Given task: Look through the data and write out every line with the word "this" in it.

= = = =

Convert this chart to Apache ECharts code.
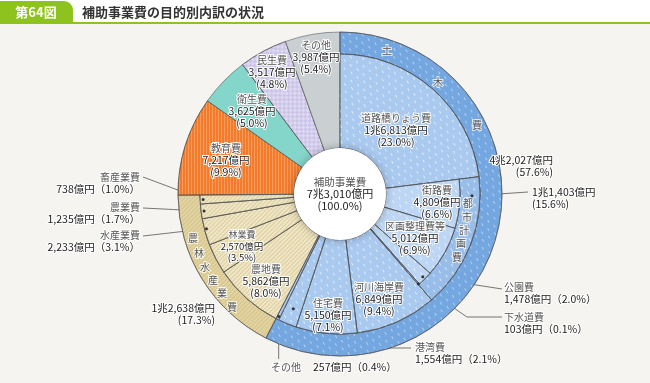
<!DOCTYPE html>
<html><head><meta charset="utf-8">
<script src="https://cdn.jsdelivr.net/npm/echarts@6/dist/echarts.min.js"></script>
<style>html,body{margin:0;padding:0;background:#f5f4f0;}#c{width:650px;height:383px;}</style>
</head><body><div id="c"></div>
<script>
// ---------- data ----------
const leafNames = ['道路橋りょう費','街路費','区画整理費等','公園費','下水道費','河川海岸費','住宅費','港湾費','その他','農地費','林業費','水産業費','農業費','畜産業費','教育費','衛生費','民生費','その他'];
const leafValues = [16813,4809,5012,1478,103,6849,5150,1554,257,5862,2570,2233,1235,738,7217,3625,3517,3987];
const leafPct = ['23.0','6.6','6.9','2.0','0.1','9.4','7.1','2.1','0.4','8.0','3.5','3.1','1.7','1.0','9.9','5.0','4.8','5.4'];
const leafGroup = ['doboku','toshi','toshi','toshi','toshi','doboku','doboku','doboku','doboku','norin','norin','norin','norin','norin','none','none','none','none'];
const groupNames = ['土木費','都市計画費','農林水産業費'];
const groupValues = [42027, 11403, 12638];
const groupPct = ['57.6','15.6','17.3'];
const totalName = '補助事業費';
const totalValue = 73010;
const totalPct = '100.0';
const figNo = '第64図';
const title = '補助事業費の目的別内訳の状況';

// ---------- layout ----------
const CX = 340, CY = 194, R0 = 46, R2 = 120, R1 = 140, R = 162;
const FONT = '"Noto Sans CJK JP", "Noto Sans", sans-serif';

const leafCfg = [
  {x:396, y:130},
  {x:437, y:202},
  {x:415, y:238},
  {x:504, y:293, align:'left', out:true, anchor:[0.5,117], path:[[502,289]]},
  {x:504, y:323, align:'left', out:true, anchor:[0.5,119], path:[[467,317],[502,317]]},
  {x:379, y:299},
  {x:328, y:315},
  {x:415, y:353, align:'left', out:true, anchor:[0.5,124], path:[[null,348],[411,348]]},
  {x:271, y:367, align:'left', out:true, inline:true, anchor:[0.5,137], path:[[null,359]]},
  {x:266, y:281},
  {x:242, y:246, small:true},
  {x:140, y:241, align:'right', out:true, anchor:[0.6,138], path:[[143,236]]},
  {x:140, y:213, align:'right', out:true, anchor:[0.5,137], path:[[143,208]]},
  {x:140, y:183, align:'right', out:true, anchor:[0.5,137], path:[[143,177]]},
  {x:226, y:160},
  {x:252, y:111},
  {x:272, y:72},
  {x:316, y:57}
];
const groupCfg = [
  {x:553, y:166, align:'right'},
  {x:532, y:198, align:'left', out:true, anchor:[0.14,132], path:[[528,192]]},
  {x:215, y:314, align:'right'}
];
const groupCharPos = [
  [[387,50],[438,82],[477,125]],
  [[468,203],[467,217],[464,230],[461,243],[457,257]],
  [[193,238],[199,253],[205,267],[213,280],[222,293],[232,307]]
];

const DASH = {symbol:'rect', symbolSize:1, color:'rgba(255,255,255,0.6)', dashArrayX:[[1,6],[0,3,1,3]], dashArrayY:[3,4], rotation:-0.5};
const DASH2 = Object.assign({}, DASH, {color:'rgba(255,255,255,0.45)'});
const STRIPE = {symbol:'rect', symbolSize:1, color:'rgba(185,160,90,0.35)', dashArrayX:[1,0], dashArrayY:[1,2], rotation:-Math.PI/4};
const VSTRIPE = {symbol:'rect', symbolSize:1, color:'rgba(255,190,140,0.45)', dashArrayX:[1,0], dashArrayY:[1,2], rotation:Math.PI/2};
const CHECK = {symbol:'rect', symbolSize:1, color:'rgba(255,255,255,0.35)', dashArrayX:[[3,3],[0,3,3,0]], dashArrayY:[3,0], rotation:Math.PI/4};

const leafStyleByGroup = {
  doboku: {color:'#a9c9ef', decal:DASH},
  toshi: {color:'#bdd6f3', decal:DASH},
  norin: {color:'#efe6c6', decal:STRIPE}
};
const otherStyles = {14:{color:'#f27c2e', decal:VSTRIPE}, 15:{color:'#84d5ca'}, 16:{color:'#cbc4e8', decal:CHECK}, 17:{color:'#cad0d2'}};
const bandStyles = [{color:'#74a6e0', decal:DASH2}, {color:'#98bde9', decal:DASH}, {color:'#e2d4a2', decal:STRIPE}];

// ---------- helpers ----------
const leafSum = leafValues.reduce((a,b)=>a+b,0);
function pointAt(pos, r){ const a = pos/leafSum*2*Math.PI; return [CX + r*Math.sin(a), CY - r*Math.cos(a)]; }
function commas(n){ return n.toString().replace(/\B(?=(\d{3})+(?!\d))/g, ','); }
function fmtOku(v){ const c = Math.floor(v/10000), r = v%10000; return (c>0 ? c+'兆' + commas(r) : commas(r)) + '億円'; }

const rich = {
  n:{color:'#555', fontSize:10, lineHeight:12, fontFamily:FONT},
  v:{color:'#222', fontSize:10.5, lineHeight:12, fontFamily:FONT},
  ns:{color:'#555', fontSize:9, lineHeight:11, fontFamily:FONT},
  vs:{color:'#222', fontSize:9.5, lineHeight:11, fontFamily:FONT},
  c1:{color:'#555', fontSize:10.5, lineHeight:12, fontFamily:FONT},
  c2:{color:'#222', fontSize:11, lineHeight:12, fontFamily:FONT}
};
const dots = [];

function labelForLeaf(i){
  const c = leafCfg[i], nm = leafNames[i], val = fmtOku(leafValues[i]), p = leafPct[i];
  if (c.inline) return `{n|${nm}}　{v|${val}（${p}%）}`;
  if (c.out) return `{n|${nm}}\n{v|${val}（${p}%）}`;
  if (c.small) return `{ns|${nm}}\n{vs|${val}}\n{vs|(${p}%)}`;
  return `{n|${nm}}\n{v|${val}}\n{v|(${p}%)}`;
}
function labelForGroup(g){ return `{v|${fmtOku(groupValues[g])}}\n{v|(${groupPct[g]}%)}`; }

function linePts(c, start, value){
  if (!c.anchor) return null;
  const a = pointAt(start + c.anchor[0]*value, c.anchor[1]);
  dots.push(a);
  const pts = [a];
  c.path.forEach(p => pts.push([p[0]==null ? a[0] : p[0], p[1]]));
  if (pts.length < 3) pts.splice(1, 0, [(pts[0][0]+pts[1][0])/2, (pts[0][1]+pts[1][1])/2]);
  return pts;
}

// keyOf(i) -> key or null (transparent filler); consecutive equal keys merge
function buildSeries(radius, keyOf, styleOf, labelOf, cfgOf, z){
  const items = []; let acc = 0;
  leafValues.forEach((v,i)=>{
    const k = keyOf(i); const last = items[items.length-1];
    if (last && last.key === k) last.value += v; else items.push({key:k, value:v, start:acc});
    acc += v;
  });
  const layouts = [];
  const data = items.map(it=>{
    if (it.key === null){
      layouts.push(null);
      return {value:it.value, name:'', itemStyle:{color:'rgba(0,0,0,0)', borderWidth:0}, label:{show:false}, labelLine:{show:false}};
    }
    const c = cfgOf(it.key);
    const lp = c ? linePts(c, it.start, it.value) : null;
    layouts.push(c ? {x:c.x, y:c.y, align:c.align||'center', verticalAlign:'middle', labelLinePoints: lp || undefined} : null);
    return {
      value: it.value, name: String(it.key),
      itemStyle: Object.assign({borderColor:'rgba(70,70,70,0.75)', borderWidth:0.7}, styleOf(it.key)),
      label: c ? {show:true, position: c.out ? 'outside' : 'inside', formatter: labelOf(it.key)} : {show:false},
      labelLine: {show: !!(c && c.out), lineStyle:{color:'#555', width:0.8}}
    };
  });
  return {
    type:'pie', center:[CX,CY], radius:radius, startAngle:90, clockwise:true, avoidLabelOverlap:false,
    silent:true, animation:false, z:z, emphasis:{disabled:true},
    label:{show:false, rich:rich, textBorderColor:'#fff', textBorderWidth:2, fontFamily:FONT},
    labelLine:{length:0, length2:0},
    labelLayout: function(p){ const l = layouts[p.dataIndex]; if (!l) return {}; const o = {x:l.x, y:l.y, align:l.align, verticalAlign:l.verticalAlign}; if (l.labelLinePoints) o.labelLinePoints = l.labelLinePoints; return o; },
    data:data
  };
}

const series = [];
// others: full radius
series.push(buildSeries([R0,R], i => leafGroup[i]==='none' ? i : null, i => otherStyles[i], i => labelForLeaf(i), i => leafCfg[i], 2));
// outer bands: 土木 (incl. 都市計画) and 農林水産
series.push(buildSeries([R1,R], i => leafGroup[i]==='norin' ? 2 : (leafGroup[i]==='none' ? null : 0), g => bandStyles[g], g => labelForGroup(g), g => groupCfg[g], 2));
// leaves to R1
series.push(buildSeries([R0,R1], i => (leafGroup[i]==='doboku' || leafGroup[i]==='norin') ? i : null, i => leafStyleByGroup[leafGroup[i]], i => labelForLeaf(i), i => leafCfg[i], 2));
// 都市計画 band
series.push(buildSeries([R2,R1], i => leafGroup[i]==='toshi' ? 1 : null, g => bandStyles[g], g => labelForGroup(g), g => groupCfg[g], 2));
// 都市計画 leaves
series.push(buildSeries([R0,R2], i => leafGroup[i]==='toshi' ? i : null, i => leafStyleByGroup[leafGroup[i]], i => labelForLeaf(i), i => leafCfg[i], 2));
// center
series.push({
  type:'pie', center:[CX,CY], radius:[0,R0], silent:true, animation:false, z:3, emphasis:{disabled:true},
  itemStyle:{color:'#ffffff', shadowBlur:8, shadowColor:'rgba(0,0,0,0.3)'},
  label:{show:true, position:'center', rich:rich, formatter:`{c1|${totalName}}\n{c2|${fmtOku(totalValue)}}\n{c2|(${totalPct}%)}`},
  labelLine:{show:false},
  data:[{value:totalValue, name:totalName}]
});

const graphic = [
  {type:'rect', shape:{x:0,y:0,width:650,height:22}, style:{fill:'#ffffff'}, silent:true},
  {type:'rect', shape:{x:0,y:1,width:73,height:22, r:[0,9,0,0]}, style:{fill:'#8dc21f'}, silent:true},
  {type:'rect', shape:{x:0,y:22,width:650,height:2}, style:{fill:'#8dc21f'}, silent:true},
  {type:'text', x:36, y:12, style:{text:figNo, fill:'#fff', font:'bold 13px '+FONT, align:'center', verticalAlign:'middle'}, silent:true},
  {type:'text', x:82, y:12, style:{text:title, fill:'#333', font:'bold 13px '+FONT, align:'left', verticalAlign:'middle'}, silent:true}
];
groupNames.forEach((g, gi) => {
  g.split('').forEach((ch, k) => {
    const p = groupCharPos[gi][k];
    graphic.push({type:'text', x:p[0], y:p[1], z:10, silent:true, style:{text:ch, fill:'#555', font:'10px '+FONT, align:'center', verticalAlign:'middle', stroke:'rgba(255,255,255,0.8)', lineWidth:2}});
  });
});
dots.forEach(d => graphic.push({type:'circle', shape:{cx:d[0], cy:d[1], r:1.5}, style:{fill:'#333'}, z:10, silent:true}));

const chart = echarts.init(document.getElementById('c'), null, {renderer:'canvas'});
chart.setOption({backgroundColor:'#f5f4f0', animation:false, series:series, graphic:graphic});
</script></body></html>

= = = =

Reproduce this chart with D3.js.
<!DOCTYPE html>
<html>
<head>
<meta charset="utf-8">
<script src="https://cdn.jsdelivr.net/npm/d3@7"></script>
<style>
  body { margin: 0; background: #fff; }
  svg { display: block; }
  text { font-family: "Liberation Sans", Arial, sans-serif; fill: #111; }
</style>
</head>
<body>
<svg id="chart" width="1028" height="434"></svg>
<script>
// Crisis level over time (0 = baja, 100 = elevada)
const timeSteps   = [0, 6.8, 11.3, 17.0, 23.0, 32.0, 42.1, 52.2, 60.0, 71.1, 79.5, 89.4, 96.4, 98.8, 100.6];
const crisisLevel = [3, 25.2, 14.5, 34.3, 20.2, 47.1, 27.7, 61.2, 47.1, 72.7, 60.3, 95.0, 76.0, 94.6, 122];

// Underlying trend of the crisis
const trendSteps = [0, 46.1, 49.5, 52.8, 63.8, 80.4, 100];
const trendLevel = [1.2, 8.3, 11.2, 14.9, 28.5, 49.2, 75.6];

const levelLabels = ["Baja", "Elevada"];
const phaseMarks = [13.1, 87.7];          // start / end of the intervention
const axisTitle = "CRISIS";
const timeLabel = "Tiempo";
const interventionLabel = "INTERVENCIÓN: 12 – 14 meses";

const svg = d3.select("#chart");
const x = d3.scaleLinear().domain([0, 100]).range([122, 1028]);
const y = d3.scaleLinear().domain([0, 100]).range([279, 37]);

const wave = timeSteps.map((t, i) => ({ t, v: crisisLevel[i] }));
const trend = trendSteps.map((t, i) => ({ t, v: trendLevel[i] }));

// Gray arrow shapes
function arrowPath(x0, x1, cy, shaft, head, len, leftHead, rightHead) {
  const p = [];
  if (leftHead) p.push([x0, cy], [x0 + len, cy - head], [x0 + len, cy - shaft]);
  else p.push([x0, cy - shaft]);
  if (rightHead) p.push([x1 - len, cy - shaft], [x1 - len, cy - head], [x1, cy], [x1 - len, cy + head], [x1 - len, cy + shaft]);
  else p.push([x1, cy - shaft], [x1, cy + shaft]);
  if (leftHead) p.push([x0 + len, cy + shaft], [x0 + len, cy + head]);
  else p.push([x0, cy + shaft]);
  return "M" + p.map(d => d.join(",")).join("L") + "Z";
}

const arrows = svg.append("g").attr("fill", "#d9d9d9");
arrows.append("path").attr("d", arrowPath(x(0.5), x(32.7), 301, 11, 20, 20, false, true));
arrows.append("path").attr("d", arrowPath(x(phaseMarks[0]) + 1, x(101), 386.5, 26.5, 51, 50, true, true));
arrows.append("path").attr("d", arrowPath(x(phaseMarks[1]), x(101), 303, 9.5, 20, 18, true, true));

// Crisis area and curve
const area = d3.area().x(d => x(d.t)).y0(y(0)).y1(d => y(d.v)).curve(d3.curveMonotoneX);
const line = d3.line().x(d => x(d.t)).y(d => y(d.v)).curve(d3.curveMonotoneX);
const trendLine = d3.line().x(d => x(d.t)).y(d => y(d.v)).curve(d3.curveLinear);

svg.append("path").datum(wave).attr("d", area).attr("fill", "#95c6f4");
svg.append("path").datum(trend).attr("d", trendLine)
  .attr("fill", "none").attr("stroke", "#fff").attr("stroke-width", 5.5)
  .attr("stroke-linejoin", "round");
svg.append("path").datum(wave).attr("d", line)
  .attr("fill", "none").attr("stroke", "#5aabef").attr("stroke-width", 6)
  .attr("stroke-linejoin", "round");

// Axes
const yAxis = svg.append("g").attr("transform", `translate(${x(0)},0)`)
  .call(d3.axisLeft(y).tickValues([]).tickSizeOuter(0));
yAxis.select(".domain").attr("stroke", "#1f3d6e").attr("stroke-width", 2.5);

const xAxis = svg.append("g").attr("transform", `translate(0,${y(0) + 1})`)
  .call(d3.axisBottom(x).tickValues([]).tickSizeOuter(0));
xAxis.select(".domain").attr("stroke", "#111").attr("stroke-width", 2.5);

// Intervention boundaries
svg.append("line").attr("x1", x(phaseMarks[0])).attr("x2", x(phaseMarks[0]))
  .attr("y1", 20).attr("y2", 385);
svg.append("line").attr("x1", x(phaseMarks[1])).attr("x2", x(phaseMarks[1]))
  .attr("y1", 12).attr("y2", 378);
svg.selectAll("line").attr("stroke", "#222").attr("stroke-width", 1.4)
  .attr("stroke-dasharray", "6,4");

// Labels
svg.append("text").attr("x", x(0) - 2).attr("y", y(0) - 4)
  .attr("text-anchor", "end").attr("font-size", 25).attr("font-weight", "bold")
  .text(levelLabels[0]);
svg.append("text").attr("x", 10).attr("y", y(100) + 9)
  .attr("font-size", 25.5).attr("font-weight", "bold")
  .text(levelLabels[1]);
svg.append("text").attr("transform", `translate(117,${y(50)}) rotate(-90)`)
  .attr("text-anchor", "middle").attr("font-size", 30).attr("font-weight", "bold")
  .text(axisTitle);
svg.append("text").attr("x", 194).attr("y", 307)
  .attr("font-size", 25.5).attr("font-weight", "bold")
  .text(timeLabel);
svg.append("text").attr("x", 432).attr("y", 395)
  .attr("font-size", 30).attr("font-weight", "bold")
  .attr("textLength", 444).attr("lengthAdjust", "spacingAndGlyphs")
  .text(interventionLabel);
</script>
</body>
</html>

= = = =

The solution:
Convert this chart to Apache ECharts code.
Reproduce this chart with D3.js.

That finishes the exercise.